The Attorney General’s Office is defending the Department of Public Safety and Correctional Services along with its employees. A spokeswoman declined to comment to The Sun, citing the ongoing nature of the case.

The suit was filed before more than two dozen corrections officers were charged last week with running a “criminal enterprise” inside the state’s prisons. Baltimore City State’s Attorney’s Office alleged that guards assaulted inmates and retaliated against those who spoke out.

Allen Honick, an attorney who is representing the plaintiffs, said the civil suit and criminal charges involving Maryland’s prisons illustrate a deeper problem with state’s corrections system.

Mississippi
New site for bail hearing of man tried 6 times

JACKSON, Miss. (AP) — A judge has set a new site for next week’s bail hearing for a Mississippi man who has been tried six times for murder in the 1996 shooting deaths of four people in a furniture store.

The Administrative Office of Courts said Monday that Curtis Flowers’ hearing will take place Dec. 16 at the Montgomery County Courthouse in Winona.

Last seek, Circuit Judge Joseph Loper said the hearing would be held on that date at the Webster County Courthouse in Walthall.
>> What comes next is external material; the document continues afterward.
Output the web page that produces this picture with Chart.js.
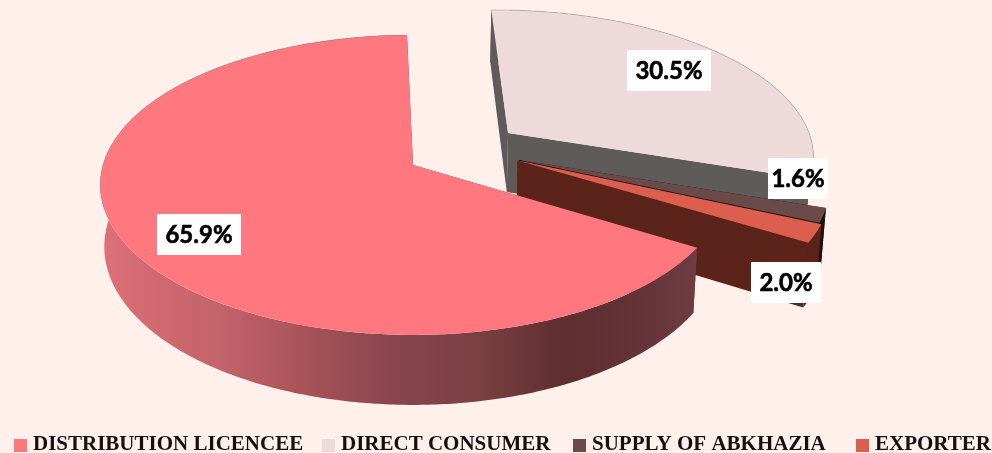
<!DOCTYPE html>
<html>
<head>
<meta charset="utf-8">
<style>
  html, body { margin: 0; padding: 0; background: #fff0eb; overflow: hidden; }
  #wrap { width: 992px; height: 453px; }
</style>
<script src="https://cdn.jsdelivr.net/npm/chart.js@4"></script>
</head>
<body>
<div id="wrap"><canvas id="pie-Chart" width="992" height="453"></canvas></div>
<script>
const categories = ["DISTRIBUTION LICENCEE", "DIRECT CONSUMER", "SUPPLY OF ABKHAZIA", "EXPORTER"];
const shares = [65.9, 30.5, 1.6, 2.0];
const topColors = ["#ff7880", "#eedada", "#6b4a4a", "#dc5e4e"];

// look of the tilted pie: Chart.js only does flat ones, so the arcs get projected
const view = { cx: 413, cy: 165, rx: 310, ry: 147.3, tilt: 0.133, depth: 60.7, taper: 0.987 };
const explode = [[0, 0], [0.3156, -0.2237], [0.3435, -0.0342], [0.339, -0.03]];
const shrink = [1, 1, 0.99, 1];
const cutColors = ["#7a3f41", "#5f5b5a", "#1c1210", "#5c231a"];
const wallColors = [null, "#5f5b5a", "#1c1210", "#5c231a"];
const pinkWall = [[0, "#dd7078"], [0.1, "#d0686f"], [0.2, "#c2636a"], [0.34, "#a85358"], [0.5, "#87454d"], [0.64, "#7a3f41"], [0.78, "#5f2e30"], [0.92, "#65343a"], [1, "#6f3c42"]];
const paintOrder = [1, 2, 3, 0];

const labelBoxes = [[157, 214, 84, 41], [627, 50, 84, 41], [768, 158, 60, 41], [751, 262, 70, 41]];
const legendX = [14, 322, 573, 856];

function project(u, v, down) {
  const w = 1 - view.tilt * v;
  const t = 1 - (1 - view.taper) * down;
  return [view.cx + view.rx * u / w * t, view.cy + view.ry * v / w + down * view.depth / w];
}

function polygon(ctx, pts, fill) {
  ctx.beginPath();
  pts.forEach((p, i) => (i ? ctx.lineTo(p[0], p[1]) : ctx.moveTo(p[0], p[1])));
  ctx.closePath();
  ctx.fillStyle = fill;
  ctx.fill();
}

function drawSlice(ctx, arc, i) {
  const [sx, sy] = explode[i];
  const r = shrink[i];
  const steps = Math.max(4, Math.round((arc.endAngle - arc.startAngle) * 90));
  const rim = [];
  for (let s = 0; s <= steps; s++) {
    const a = arc.startAngle + (arc.endAngle - arc.startAngle) * s / steps;
    rim.push([sx + Math.cos(a) * r, sy + Math.sin(a) * r]);
  }
  const top = rim.map(p => project(p[0], p[1], 0));
  const bottom = rim.map(p => project(p[0], p[1], 1));
  const apexTop = project(sx, sy, 0);
  const apexBottom = project(sx, sy, 1);

  // cut faces
  polygon(ctx, [apexTop, top[0], bottom[0], apexBottom], cutColors[i]);
  polygon(ctx, [apexTop, top[steps], bottom[steps], apexBottom], cutColors[i]);

  // outer wall
  let wall = wallColors[i];
  if (!wall) {
    wall = ctx.createLinearGradient(view.cx - view.rx, 0, view.cx + 282, 0);
    pinkWall.forEach(s => wall.addColorStop(s[0], s[1]));
  }
  polygon(ctx, top.concat(bottom.slice().reverse()), wall);

  // top face, thin grey rim only on the far side
  polygon(ctx, [apexTop].concat(top), topColors[i]);
  if (i < 2) {
    ctx.beginPath();
    let pen = false;
    top.forEach((p, k) => {
      if (rim[k][1] - sy > 0.3) { pen = false; return; }
      if (pen) ctx.lineTo(p[0], p[1]);
      else ctx.moveTo(p[0], p[1]);
      pen = true;
    });
    ctx.strokeStyle = "rgba(130,130,130,0.35)";
    ctx.lineWidth = 1;
    ctx.stroke();
  }
}

const pie3d = {
  id: "pie3d",
  beforeDatasetsDraw(chart) {
    const arcs = chart.getDatasetMeta(0).data;
    paintOrder.forEach(i => drawSlice(chart.ctx, arcs[i], i));
    return false; // flat arcs are not wanted
  },
  afterDraw(chart) {
    const ctx = chart.ctx;
    ctx.save();
    ctx.textBaseline = "middle";

    // value labels
    ctx.font = "bold 24px Lato";
    ctx.textAlign = "center";
    ctx.lineWidth = 0.6;
    shares.forEach((v, i) => {
      const b = labelBoxes[i];
      const txt = v.toFixed(1) + "%";
      ctx.fillStyle = "#ffffff";
      ctx.fillRect(b[0], b[1], b[2], b[3]);
      ctx.fillStyle = "#000000";
      ctx.strokeStyle = "#000000";
      ctx.fillText(txt, b[0] + b[2] / 2, b[1] + b[3] / 2 + 1);
      ctx.strokeText(txt, b[0] + b[2] / 2, b[1] + b[3] / 2 + 1);
    });

    // legend row
    ctx.font = "bold 21px 'Liberation Serif'";
    ctx.textAlign = "left";
    categories.forEach((c, i) => {
      ctx.fillStyle = topColors[i];
      ctx.fillRect(legendX[i], 439, 13, 13);
      ctx.fillStyle = "#111111";
      ctx.fillText(c, legendX[i] + 19, 445);
    });
    ctx.restore();
  },
};

new Chart(document.getElementById("pie-Chart"), {
  type: "pie",
  data: {
    labels: categories,
    datasets: [{ data: shares, backgroundColor: topColors, borderWidth: 0 }],
  },
  options: {
    responsive: false,
    animation: false,
    rotation: 121.5,
    plugins: { legend: { display: false }, tooltip: { enabled: false } },
  },
  plugins: [pie3d],
});
</script>
</body>
</html>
Court officials said Loper was set to take care of other business in Webster County that day, but his schedule has changed and he moved Flowers’ hearing to the county where Flowers is charged.

Prosecutors accuse Flowers, now 49, of killing four people on July 16, 1996, in the north Mississippi town of Winona. Those slain in the Tardy Furniture business were 59-year-old store owner Bertha Tardy and three employees — 45-year-old Carmen Rigby, 42-year-old Robert Golden and 16-year-old Derrick “Bobo” Stewart.

Four convictions for Flowers in the case have been overturned, and two ended in mistrials.

During the sixth trial in 2010, Flowers was sentenced to death. The U.S. Supreme Court overturned that conviction in June, finding that prosecutors had shown a pattern of improperly excluding African American jurors in the trials of Flowers, who is black.

Lawyer Rob McDuff is asking Loper to free Flowers on bail. McDuff cites prosecutorial misconduct as he seeks to have the murder charges dismissed. Evans has not said whether he intends to try Flowers a seventh time.

McDuff argues that Mississippi law requires bail after two capital murder mistrials. Flowers’ fourth and fifth trials ended in mistrials.

Flowers is  jailed in the central Mississippi town of Louis­ville.

In mid-November, four black voters and a branch of the NAACP filed a federal lawsuit asking a judge to permanently order Evans and his assistants to stop using peremptory challenges to remove African American residents as potential jurors because of their race.

The lawsuit cites an analysis of jury strikes by Evans from 1992 to 2017 by American Public Media’s “In the Dark” podcast. It found Evans office used peremptory strikes, which lawyers typically don’t have to explain, to remove 50% of eligible black jurors, but only 11% of eligible white jurors. The analysis was performed as part of a series of episodes questioning Flowers’ conviction in his sixth trial.